Now build a DataFrame from the records:

pop_df = pl.DataFrame([
    {
        "country": r["country"]["value"],
        "year": int(r["date"]),
        "population": r["value"]
    }
    for r in records
    if r["value"] is not None
])

print(pop_df.sort(["country", "year"]))
shape: (20, 3)
┌───────────────┬──────┬────────────┐
│ country       ┆ year ┆ population │
│ ---           ┆ ---  ┆ ---        │
│ str           ┆ i64  ┆ i64        │
╞═══════════════╪══════╪════════════╡
│ Germany       ┆ 2020 ┆ 83160871   │
│ Germany       ┆ 2021 ┆ 83196078   │
│ Germany       ┆ 2022 ┆ 83177813   │
│ Germany       ┆ 2023 ┆ 83287273   │
│ Germany       ┆ 2024 ┆ 83516593   │
│ …             ┆ …    ┆ …          │
│ United States ┆ 2020 ┆ 331577720  │
│ United States ┆ 2021 ┆ 332099760  │
│ United States ┆ 2022 ┆ 334017321  │
│ United States ┆ 2023 ┆ 336806231  │
│ United States ┆ 2024 ┆ 340110988  │
└───────────────┴──────┴────────────┘

22.6.1 Pagination

Most APIs cap the number of records returned per request and include a page count in the envelope. When you need all pages, check the envelope and loop:

all_records = []
page = 1

while True:
    resp = requests.get(
        "https://api.worldbank.org/v2/country/all/indicator/SP.POP.TOTL",
        params={"format": "json", "per_page": 1000, "page": page, "mrv": 1},
        timeout=10
    )
    resp.raise_for_status()
    envelope, records = resp.json()
    all_records.extend(records)
    if page >= envelope["pages"]:
        break
    page += 1

pop_all = pl.DataFrame([
    {"country_code": r["countryiso3code"], "population": r["value"]}
    for r in all_records
    if r["value"] is not None
])

print(f"Fetched {len(all_records)} records across {envelope['pages']} page(s)")
print(f"Non-null populations: {len(pop_all)}")
Fetched 266 records across 1 page(s)
Non-null populations: 265

This pattern works for any API that reports a page count. Adapt the stopping condition to match whatever field your API uses: pages, next_page, has_more, a cursor token, and so on.

22.7 Summary

The table below summarizes the extraction approach for each source type:

Source Tool Key consideration
CSV file pl.read_csv() Check null sentinels; override types with schema_overrides
Flat JSON array pl.read_json() Works directly on arrays of objects
JSON envelope json.load() + pl.DataFrame() Extract the records key before building the DataFrame
Parquet file pl.read_parquet() Embedded schema; use columns= for column pruning
REST API requests.get() + pl.DataFrame() Call .raise_for_status(); handle pagination

In the next chapter, you will take the extracted data and apply transformations with Polars: filtering, reshaping, computing new columns, and summarizing.

22.8 Exercises

  1. Read data/countries.csv and display the count of countries in each region. Sort the result from the region with the most countries to the fewest.

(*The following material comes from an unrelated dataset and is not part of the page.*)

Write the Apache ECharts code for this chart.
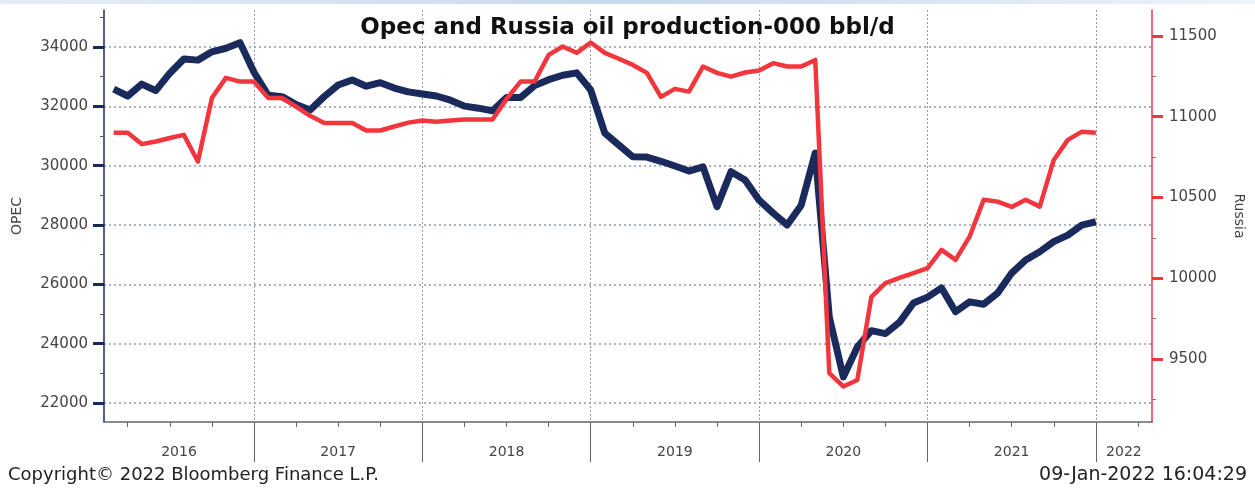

  2. The longitude and latitude columns have null values for 7 countries. Filter the DataFrame to show only those rows, displaying short_name, region, and capital.

  3. Read data/indicators.parquet using only the country_code, short_name, year, and pct_forest_area columns. How many row-year combinations have a non-null pct_forest_area?

  4. Load data/indicators_meta.json and flatten the nested source field. Print the id, name, and source_name for all 9 indicators.

  5. Modify the pagination loop to fetch all countries’ forest area data (indicator code AG.LND.FRST.ZS) for the most recent year available. Build a Polars DataFrame from the results and report how many countries have a non-null forest area value.